Task statement
Return the material word for word. Do not include pictures.

*** Material provided ***

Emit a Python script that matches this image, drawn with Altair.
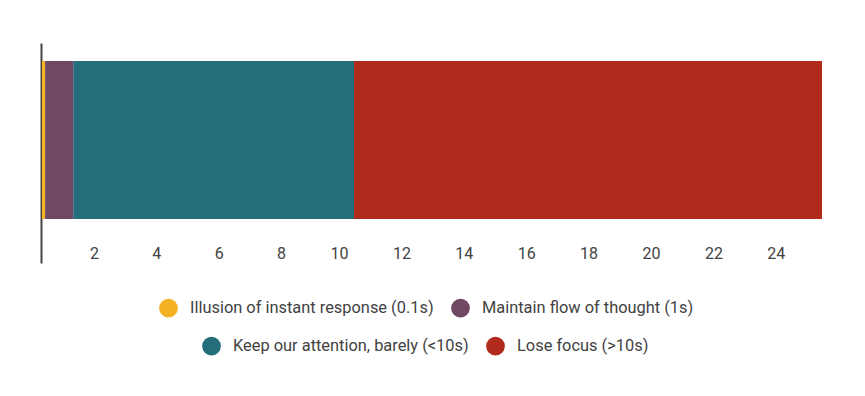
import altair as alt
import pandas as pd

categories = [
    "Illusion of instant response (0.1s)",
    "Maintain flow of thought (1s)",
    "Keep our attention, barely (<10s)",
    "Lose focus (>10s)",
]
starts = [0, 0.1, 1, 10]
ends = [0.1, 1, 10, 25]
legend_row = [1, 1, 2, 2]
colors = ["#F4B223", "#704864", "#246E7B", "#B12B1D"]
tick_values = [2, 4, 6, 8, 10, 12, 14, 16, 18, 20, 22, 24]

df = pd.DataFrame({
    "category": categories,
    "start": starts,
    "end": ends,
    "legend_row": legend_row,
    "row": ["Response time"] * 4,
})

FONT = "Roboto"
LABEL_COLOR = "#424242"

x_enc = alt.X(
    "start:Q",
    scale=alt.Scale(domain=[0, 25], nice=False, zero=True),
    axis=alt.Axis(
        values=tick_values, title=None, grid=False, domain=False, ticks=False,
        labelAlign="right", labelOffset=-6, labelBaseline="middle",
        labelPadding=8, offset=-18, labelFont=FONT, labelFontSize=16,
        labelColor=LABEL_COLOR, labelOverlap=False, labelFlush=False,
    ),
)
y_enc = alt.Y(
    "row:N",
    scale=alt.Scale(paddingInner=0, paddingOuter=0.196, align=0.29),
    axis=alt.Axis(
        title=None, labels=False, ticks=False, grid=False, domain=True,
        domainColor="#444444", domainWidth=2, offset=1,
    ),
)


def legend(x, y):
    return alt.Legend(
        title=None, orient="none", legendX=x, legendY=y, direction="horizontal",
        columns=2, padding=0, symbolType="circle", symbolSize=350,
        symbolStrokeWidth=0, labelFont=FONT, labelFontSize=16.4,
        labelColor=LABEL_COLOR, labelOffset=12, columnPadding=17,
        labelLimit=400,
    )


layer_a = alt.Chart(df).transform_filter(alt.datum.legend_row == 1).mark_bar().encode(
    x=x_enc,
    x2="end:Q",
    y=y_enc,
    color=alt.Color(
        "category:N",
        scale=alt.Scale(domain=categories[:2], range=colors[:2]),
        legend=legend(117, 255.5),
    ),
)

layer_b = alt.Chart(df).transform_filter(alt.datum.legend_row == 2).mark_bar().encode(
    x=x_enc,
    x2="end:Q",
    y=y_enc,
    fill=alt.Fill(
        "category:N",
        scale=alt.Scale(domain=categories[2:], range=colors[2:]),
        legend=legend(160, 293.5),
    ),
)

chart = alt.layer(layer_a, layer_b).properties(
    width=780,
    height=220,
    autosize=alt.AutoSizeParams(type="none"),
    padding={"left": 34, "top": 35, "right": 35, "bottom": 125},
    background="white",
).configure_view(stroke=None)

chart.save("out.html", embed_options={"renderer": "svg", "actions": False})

***

Answer below
Emit a Python script that matches this image, drawn with Altair.
import altair as alt
import pandas as pd

categories = [
    "Illusion of instant response (0.1s)",
    "Maintain flow of thought (1s)",
    "Keep our attention, barely (<10s)",
    "Lose focus (>10s)",
]
starts = [0, 0.1, 1, 10]
ends = [0.1, 1, 10, 25]
legend_row = [1, 1, 2, 2]
colors = ["#F4B223", "#704864", "#246E7B", "#B12B1D"]
tick_values = [2, 4, 6, 8, 10, 12, 14, 16, 18, 20, 22, 24]

df = pd.DataFrame({
    "category": categories,
    "start": starts,
    "end": ends,
    "legend_row": legend_row,
    "row": ["Response time"] * 4,
})

FONT = "Roboto"
LABEL_COLOR = "#424242"

x_enc = alt.X(
    "start:Q",
    scale=alt.Scale(domain=[0, 25], nice=False, zero=True),
    axis=alt.Axis(
        values=tick_values, title=None, grid=False, domain=False, ticks=False,
        labelAlign="right", labelOffset=-6, labelBaseline="middle",
        labelPadding=8, offset=-18, labelFont=FONT, labelFontSize=16,
        labelColor=LABEL_COLOR, labelOverlap=False, labelFlush=False,
    ),
)
y_enc = alt.Y(
    "row:N",
    scale=alt.Scale(paddingInner=0, paddingOuter=0.196, align=0.29),
    axis=alt.Axis(
        title=None, labels=False, ticks=False, grid=False, domain=True,
        domainColor="#444444", domainWidth=2, offset=1,
    ),
)


def legend(x, y):
    return alt.Legend(
        title=None, orient="none", legendX=x, legendY=y, direction="horizontal",
        columns=2, padding=0, symbolType="circle", symbolSize=350,
        symbolStrokeWidth=0, labelFont=FONT, labelFontSize=16.4,
        labelColor=LABEL_COLOR, labelOffset=12, columnPadding=17,
        labelLimit=400,
    )


layer_a = alt.Chart(df).transform_filter(alt.datum.legend_row == 1).mark_bar().encode(
    x=x_enc,
    x2="end:Q",
    y=y_enc,
    color=alt.Color(
        "category:N",
        scale=alt.Scale(domain=categories[:2], range=colors[:2]),
        legend=legend(117, 255.5),
    ),
)

layer_b = alt.Chart(df).transform_filter(alt.datum.legend_row == 2).mark_bar().encode(
    x=x_enc,
    x2="end:Q",
    y=y_enc,
    fill=alt.Fill(
        "category:N",
        scale=alt.Scale(domain=categories[2:], range=colors[2:]),
        legend=legend(160, 293.5),
    ),
)

chart = alt.layer(layer_a, layer_b).properties(
    width=780,
    height=220,
    autosize=alt.AutoSizeParams(type="none"),
    padding={"left": 34, "top": 35, "right": 35, "bottom": 125},
    background="white",
).configure_view(stroke=None)

chart.save("out.html", embed_options={"renderer": "svg", "actions": False})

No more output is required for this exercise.